- [DATASET ENTRIES]:
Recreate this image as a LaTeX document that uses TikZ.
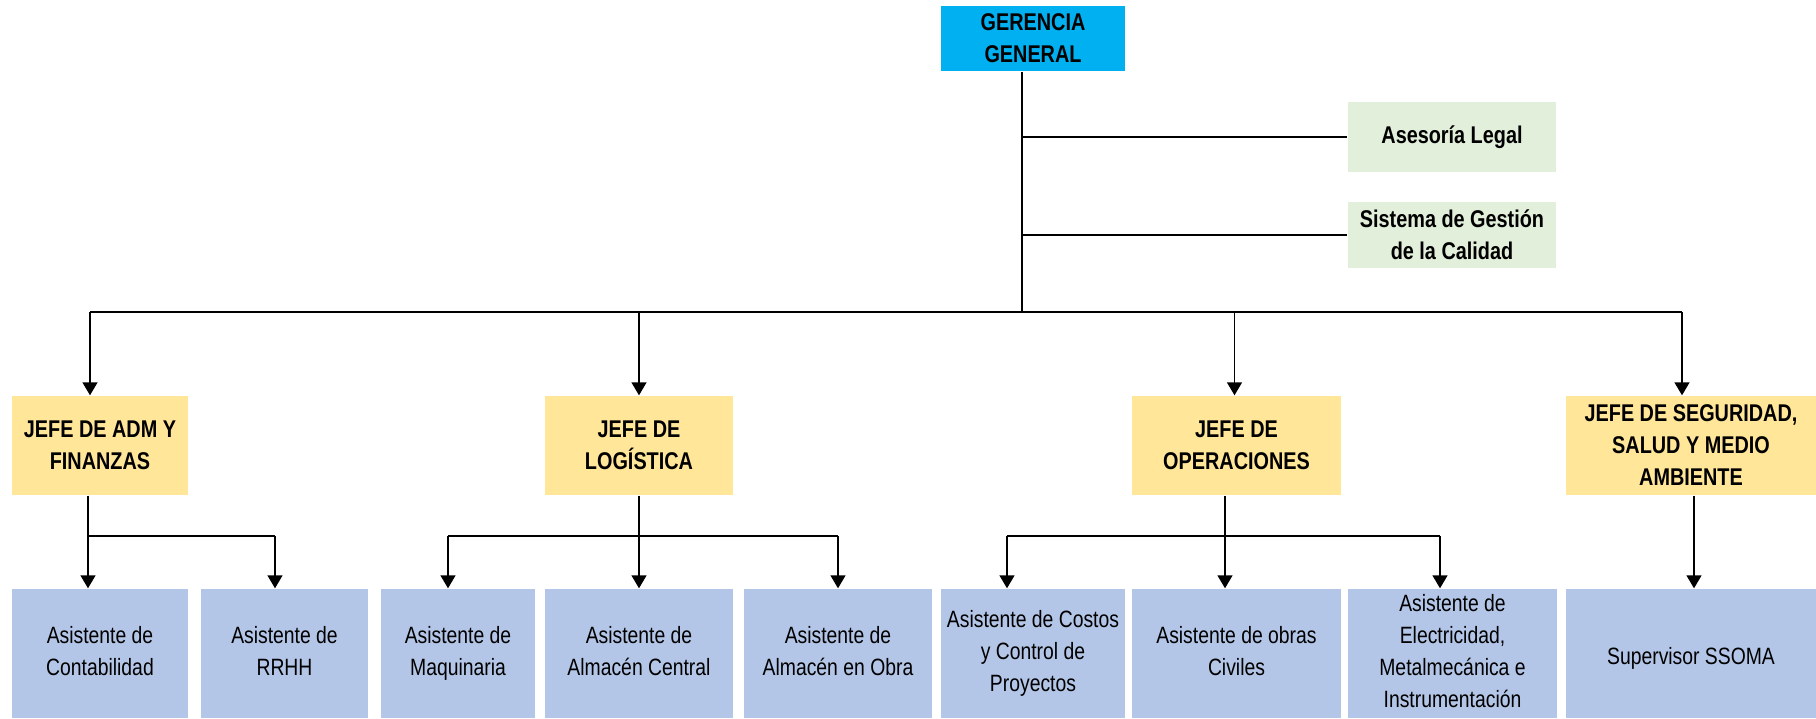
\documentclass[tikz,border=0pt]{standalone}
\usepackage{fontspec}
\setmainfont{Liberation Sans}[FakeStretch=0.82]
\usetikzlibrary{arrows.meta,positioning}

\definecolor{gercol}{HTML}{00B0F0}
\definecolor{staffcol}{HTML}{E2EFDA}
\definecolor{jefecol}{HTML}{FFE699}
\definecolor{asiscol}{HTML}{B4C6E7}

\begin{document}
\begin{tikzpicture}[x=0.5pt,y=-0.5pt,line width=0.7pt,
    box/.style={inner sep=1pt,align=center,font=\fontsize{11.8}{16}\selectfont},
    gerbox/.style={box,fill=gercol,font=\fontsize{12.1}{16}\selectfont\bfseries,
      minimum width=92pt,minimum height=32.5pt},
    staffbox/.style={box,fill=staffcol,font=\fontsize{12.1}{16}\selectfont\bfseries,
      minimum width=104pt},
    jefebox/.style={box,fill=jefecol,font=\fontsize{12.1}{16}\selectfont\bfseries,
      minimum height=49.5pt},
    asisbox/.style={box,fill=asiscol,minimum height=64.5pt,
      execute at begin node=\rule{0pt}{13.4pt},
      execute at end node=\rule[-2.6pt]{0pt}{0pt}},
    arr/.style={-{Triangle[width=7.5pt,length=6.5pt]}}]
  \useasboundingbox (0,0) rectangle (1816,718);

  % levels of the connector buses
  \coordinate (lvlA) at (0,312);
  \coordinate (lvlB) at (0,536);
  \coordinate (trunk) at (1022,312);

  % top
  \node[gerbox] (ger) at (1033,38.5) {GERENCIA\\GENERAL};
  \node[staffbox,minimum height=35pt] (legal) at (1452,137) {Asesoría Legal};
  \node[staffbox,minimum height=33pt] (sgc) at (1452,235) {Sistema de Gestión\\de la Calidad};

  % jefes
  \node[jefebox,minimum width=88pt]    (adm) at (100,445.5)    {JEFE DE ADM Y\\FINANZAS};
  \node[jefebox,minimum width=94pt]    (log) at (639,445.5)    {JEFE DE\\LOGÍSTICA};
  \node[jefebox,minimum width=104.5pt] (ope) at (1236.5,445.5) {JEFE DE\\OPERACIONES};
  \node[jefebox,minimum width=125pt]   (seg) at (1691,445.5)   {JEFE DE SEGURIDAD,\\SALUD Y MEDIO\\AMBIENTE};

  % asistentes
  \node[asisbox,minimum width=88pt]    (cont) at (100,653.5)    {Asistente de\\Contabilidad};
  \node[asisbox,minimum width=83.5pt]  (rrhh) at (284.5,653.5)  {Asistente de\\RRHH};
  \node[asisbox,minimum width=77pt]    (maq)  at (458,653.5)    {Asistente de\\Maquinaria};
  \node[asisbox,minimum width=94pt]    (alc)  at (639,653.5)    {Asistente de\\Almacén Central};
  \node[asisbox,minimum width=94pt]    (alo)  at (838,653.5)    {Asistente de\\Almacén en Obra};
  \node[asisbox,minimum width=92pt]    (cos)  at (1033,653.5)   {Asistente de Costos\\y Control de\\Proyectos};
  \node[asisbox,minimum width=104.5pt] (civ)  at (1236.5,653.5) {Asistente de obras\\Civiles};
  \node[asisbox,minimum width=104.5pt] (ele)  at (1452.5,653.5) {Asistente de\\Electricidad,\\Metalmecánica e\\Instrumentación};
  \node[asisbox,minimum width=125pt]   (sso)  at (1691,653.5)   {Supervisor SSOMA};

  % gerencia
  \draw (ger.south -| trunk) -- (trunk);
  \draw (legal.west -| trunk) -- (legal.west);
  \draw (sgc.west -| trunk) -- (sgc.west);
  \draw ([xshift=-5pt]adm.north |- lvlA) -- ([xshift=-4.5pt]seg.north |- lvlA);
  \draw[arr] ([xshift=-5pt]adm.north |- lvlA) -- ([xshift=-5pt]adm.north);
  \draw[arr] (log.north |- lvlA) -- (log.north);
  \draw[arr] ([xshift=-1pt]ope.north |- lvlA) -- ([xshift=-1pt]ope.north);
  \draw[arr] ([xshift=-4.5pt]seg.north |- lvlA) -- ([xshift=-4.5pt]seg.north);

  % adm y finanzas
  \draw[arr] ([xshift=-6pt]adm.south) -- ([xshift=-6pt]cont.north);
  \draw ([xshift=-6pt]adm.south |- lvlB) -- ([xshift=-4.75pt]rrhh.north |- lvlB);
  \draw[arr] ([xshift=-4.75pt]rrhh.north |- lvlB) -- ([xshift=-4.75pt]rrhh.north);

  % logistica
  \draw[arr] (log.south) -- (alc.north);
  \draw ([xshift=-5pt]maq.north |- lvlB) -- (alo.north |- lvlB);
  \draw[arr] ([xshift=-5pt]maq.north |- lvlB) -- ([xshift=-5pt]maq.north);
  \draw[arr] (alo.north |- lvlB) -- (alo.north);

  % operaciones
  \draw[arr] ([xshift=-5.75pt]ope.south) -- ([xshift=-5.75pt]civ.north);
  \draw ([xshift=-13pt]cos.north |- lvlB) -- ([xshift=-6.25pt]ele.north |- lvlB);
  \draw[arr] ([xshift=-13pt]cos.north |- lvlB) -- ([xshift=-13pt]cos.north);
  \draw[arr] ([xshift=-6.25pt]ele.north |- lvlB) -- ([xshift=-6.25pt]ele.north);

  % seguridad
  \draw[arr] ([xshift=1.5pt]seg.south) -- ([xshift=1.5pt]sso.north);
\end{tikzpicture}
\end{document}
==
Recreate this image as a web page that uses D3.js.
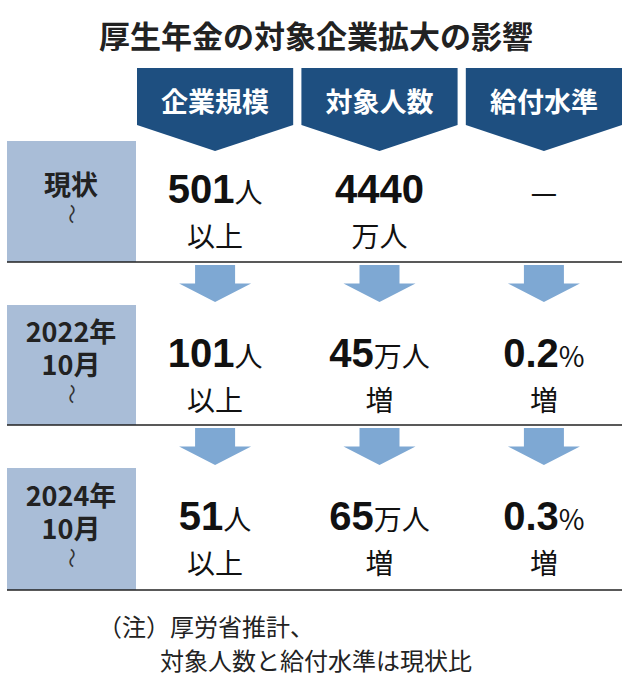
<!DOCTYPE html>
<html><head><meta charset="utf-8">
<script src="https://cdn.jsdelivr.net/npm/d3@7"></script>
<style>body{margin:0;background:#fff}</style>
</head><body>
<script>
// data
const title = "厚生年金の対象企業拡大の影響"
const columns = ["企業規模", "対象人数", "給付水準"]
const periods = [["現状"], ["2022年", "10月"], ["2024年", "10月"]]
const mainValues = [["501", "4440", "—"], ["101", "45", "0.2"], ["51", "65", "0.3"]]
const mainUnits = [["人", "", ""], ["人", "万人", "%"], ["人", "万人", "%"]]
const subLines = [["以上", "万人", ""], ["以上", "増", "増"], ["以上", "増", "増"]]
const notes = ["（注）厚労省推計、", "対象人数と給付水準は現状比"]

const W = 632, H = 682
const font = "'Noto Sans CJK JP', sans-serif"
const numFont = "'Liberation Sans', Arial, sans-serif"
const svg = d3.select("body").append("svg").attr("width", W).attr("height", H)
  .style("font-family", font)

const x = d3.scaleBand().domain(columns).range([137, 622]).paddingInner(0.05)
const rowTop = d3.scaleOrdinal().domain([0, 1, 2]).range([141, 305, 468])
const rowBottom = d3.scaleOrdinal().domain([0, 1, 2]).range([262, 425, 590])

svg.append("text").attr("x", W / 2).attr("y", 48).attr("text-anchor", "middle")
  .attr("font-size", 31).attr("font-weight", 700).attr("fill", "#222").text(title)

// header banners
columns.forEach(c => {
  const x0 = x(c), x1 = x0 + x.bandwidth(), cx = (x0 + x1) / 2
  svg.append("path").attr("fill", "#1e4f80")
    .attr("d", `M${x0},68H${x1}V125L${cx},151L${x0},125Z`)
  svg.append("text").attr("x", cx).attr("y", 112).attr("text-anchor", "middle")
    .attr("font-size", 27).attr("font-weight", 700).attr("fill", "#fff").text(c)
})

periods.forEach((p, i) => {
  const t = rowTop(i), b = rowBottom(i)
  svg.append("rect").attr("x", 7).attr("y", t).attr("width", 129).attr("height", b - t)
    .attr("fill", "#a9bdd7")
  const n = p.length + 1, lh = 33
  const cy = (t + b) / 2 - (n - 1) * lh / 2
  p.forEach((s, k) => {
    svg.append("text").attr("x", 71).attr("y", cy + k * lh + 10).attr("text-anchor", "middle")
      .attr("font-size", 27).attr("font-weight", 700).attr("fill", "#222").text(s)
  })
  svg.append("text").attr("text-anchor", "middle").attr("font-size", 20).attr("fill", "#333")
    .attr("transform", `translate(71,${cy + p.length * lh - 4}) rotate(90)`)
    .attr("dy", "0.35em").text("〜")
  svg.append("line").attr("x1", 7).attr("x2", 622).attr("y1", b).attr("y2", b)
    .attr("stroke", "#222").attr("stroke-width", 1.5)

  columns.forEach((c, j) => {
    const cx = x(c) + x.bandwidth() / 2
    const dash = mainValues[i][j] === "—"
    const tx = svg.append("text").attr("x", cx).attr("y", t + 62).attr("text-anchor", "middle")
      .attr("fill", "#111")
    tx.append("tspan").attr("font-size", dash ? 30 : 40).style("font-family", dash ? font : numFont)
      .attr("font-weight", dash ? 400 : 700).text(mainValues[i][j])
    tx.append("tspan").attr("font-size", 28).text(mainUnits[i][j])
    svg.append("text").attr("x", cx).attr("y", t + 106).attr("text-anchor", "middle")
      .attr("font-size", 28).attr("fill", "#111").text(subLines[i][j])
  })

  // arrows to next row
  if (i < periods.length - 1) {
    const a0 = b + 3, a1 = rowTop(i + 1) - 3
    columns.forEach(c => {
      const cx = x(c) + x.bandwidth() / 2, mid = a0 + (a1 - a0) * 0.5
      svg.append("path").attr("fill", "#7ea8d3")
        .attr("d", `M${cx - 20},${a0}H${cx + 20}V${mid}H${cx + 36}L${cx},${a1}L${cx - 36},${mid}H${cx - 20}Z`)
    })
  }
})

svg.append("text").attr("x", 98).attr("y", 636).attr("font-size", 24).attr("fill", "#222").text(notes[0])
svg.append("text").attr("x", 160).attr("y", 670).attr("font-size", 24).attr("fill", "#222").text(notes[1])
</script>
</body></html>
* * *
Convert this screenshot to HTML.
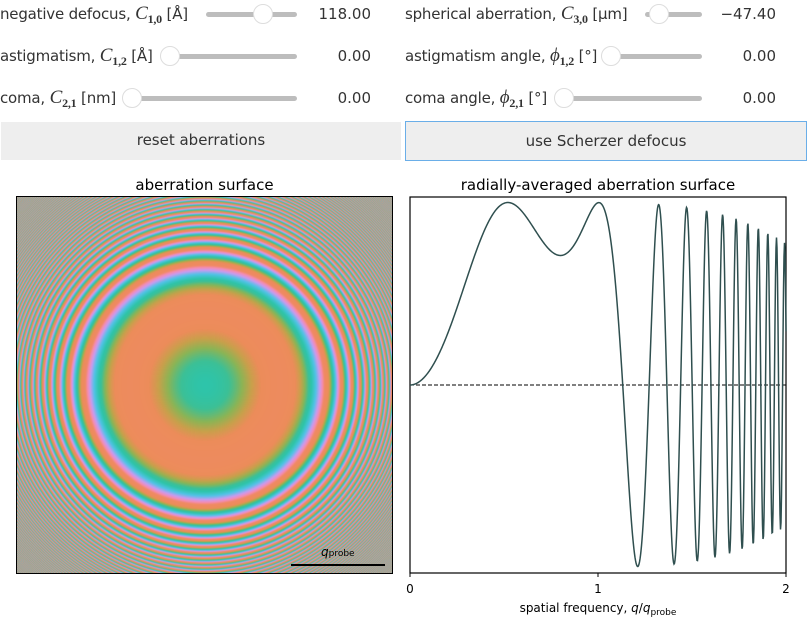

- [WORK TO DO]: Above this task is a listing with pictures in it. Retype only the lines from the one containing "Recreate this image as a LaTeX" through the one containing "(trunk) at (1022,312);", both included, and not the pictures.

- [COMPLETE ANSWER]:
Recreate this image as a LaTeX document that uses TikZ.
\documentclass[tikz,border=0pt]{standalone}
\usepackage{fontspec}
\setmainfont{Liberation Sans}[FakeStretch=0.82]
\usetikzlibrary{arrows.meta,positioning}

\definecolor{gercol}{HTML}{00B0F0}
\definecolor{staffcol}{HTML}{E2EFDA}
\definecolor{jefecol}{HTML}{FFE699}
\definecolor{asiscol}{HTML}{B4C6E7}

\begin{document}
\begin{tikzpicture}[x=0.5pt,y=-0.5pt,line width=0.7pt,
    box/.style={inner sep=1pt,align=center,font=\fontsize{11.8}{16}\selectfont},
    gerbox/.style={box,fill=gercol,font=\fontsize{12.1}{16}\selectfont\bfseries,
      minimum width=92pt,minimum height=32.5pt},
    staffbox/.style={box,fill=staffcol,font=\fontsize{12.1}{16}\selectfont\bfseries,
      minimum width=104pt},
    jefebox/.style={box,fill=jefecol,font=\fontsize{12.1}{16}\selectfont\bfseries,
      minimum height=49.5pt},
    asisbox/.style={box,fill=asiscol,minimum height=64.5pt,
      execute at begin node=\rule{0pt}{13.4pt},
      execute at end node=\rule[-2.6pt]{0pt}{0pt}},
    arr/.style={-{Triangle[width=7.5pt,length=6.5pt]}}]
  \useasboundingbox (0,0) rectangle (1816,718);

  % levels of the connector buses
  \coordinate (lvlA) at (0,312);
  \coordinate (lvlB) at (0,536);
  \coordinate (trunk) at (1022,312);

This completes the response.